Le groupe UDI tient également à saluer l’adoption à l’unanimité de l’amendement du Gouvernement visant à la création de refuges pour les biens culturels étrangers menacés par les guerres ou par les catastrophes naturelles. Notre réaction devant les pillages et destructions auxquels se livrent les soldats de Daech a été unanime. En Mésopotamie, l’un des berceaux de l’humanité, les musées sont désormais transformés en tribunaux ou en prisons. À Palmyre, il ne reste désormais plus rien du temple de Bel ni du musée archéologique. C’est une barbarie où s’anéantissent les vivants, et jusqu’au souvenir des morts.
Certes, il y eut, dans notre histoire, d’autres périodes sombres comme le pillage d’oeuvres d’art au cours de l’Occupation. L’année dernière, j’ai eu l’honneur de travailler, avec trois de mes collègues de la commission des affaires culturelles et de l’éducation, Isabelle Attard, Michel Herbillon et Marcel Rogemont, sur la gestion des musées de France. Nous avons eu l’occasion de traiter de la provenance, dans les collections des musées, des oeuvres à l’origine douteuse.

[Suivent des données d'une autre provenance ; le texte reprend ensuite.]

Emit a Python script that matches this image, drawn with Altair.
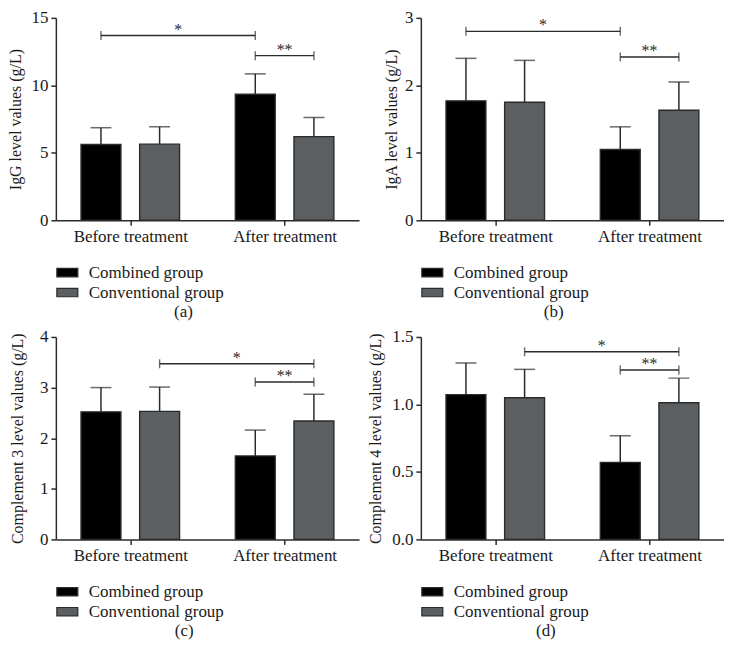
import altair as alt
import pandas as pd

# ---------------- data ----------------
categories = ["Before treatment", "After treatment"]
groups = ["Combined group", "Conventional group"]

panel_labels = ["(a)", "(b)", "(c)", "(d)"]
y_titles = [
    "IgG level values (g/L)",
    "IgA level values (g/L)",
    "Complement 3 level values (g/L)",
    "Complement 4 level values (g/L)",
]
y_max = [15, 3, 4, 1.5]
y_ticks = [[0, 5, 10, 15], [0, 1, 2, 3], [0, 1, 2, 3, 4], [0, 0.5, 1.0, 1.5]]
y_formats = ["d", "d", "d", ".1f"]

# means [Before, After] and SD (upper error) for each group
igg_combined = [5.62, 9.34]
igg_combined_sd = [1.24, 1.51]
igg_conventional = [5.64, 6.20]
igg_conventional_sd = [1.29, 1.41]

iga_combined = [1.77, 1.05]
iga_combined_sd = [0.63, 0.335]
iga_conventional = [1.75, 1.63]
iga_conventional_sd = [0.62, 0.42]

c3_combined = [2.52, 1.65]
c3_combined_sd = [0.48, 0.51]
c3_conventional = [2.53, 2.34]
c3_conventional_sd = [0.48, 0.53]

c4_combined = [1.073, 0.571]
c4_combined_sd = [0.234, 0.197]
c4_conventional = [1.05, 1.012]
c4_conventional_sd = [0.21, 0.183]

# significance brackets: (from category, from group, to category, to group, level, label)
igg_brackets = [(0, 0, 1, 0, 13.69, "*"), (1, 0, 1, 1, 12.2, "**")]
iga_brackets = [(0, 0, 1, 0, 2.80, "*"), (1, 0, 1, 1, 2.42, "**")]
c3_brackets = [(0, 1, 1, 1, 3.47, "*"), (1, 0, 1, 1, 3.11, "**")]
c4_brackets = [(0, 1, 1, 1, 1.39, "*"), (1, 0, 1, 1, 1.255, "**")]

panels_data = [
    (igg_combined, igg_combined_sd, igg_conventional, igg_conventional_sd, igg_brackets),
    (iga_combined, iga_combined_sd, iga_conventional, iga_conventional_sd, iga_brackets),
    (c3_combined, c3_combined_sd, c3_conventional, c3_conventional_sd, c3_brackets),
    (c4_combined, c4_combined_sd, c4_conventional, c4_conventional_sd, c4_brackets),
]

title_pads = [7, 5, 14, 8]

# ---------------- style ----------------
FONT = "Liberation Serif"
INK = "#1a1a1a"
LINE = "#2b2b2b"
COLORS = ["#000000", "#5c5f62"]
OFFSET = 0.19
PW, PH = 304, 203

pos_expr = "datum.cat_idx + (datum.grp_idx - 0.5) * %f" % (2 * OFFSET)
label_expr = "datum.value == 0 ? '%s' : '%s'" % (categories[0], categories[1])


def make_panel(i):
    comb, comb_sd, conv, conv_sd, brackets = panels_data[i]
    rows = []
    for ci, cat in enumerate(categories):
        for gi, (g, means, sds) in enumerate(
            [(groups[0], comb, comb_sd), (groups[1], conv, conv_sd)]
        ):
            rows.append({
                "category": cat, "cat_idx": ci, "group": g, "grp_idx": gi,
                "mean": means[ci], "sd": sds[ci],
            })
    df = pd.DataFrame(rows)

    br = pd.DataFrame(
        [{"fc": b[0], "fg": b[1], "tc": b[2], "tg": b[3], "level": b[4], "label": b[5]}
         for b in brackets]
    )

    xscale = alt.Scale(domain=[-0.45, 1.45], nice=False, zero=False)
    yscale = alt.Scale(domain=[0, y_max[i]], nice=False)
    xaxis = alt.Axis(
        values=[0, 1], labelExpr=label_expr, title=None, grid=False,
        tickSize=5, labelPadding=3, labelFontSize=17,
    )
    yaxis = alt.Axis(
        values=y_ticks[i], format=y_formats[i], title=y_titles[i], grid=False,
        tickSize=5, labelPadding=3, labelFontSize=17, titlePadding=title_pads[i],
    )

    base = alt.Chart(df).transform_calculate(pos=pos_expr).transform_calculate(
        top="datum.mean + datum.sd"
    )
    X = alt.X("pos:Q", scale=xscale, axis=xaxis)

    bars = base.mark_bar(orient="vertical", size=40, stroke=LINE, strokeWidth=1.4).encode(
        x=X,
        y=alt.Y("mean:Q", scale=yscale, axis=yaxis),
        color=alt.Color(
            "group:N",
            scale=alt.Scale(domain=groups, range=COLORS),
            legend=alt.Legend(
                orient="none", legendX=0, legendY=PH + 41, title=None,
                symbolType="M-1,-0.4H1V0.4H-1Z", symbolSize=441,
                symbolStrokeColor=LINE, symbolStrokeWidth=1.2,
                labelFont=FONT, labelFontSize=17, labelColor=INK,
                labelOffset=10, rowPadding=0, padding=0, labelLimit=300,
            ),
        ),
    )
    err = base.mark_rule(color=LINE, strokeWidth=1.5).encode(
        x=X, y=alt.Y("mean:Q", scale=yscale, axis=yaxis), y2="top:Q"
    )
    cap = base.mark_tick(orient="horizontal", size=21, thickness=1.5, color=LINE).encode(
        x=X, y=alt.Y("top:Q", scale=yscale, axis=yaxis)
    )

    bbase = alt.Chart(br).transform_calculate(
        x1="datum.fc + (datum.fg - 0.5) * %f" % (2 * OFFSET),
        x2="datum.tc + (datum.tg - 0.5) * %f" % (2 * OFFSET),
    ).transform_calculate(xm="(datum.x1 + datum.x2) / 2")
    hline = bbase.mark_rule(color=LINE, strokeWidth=1.4).encode(
        x=alt.X("x1:Q", scale=xscale, axis=xaxis), x2="x2:Q",
        y=alt.Y("level:Q", scale=yscale, axis=yaxis),
    )
    ends = bbase.transform_fold(["x1", "x2"], as_=["end", "xe"]).mark_tick(
        orient="vertical", size=9, thickness=1.4, color=LINE
    ).encode(
        x=alt.X("xe:Q", scale=xscale, axis=xaxis),
        y=alt.Y("level:Q", scale=yscale, axis=yaxis),
    )
    stars = bbase.mark_text(
        font=FONT, fontSize=16, color="#2a2a2a", baseline="alphabetic", dy=-1
    ).encode(
        x=alt.X("xm:Q", scale=xscale, axis=xaxis),
        y=alt.Y("level:Q", scale=yscale, axis=yaxis),
        text="label:N",
    )

    return alt.layer(bars, err, cap, hline, ends, stars).properties(
        width=PW, height=PH,
        title=alt.TitleParams(
            panel_labels[i], orient="bottom", anchor="middle", frame="bounds",
            font=FONT, fontSize=17, fontWeight="normal", color=INK, offset=3,
        ),
    )


panels = [make_panel(i) for i in range(4)]

chart = alt.concat(*panels, columns=2, spacing=alt.RowColnumber(row=8, column=8)).resolve_scale(
    y="independent", color="independent"
).resolve_legend(color="independent").configure_view(stroke=None).configure_axis(
    labelFont=FONT, titleFont=FONT, labelColor=INK, titleColor=INK,
    titleFontSize=16, titleFontWeight="normal", domainColor=LINE, tickColor=LINE,
    domainWidth=1.5, tickWidth=1.5,
).properties(padding=0, background="white")

chart.save("out.html", embed_options={"renderer": "svg", "actions": False})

Dans notre rapport, nous plaidons pour que la provenance soit systématiquement recherchée pour les oeuvres produites antérieurement à 1945 et entrées dans les collections publiques à partir de 1933. Aussi ai-je déposé quelques amendements conformes à nos préconisations afin de mieux répondre à cette exigence.
J’ajouterai enfin qu’il convient d’être particulièrement sobre et vigilant en cette période d’inflation législative. L’harmonisation des procédures ou l’allégement des structures ne doit pas se faire au détriment de la simplification.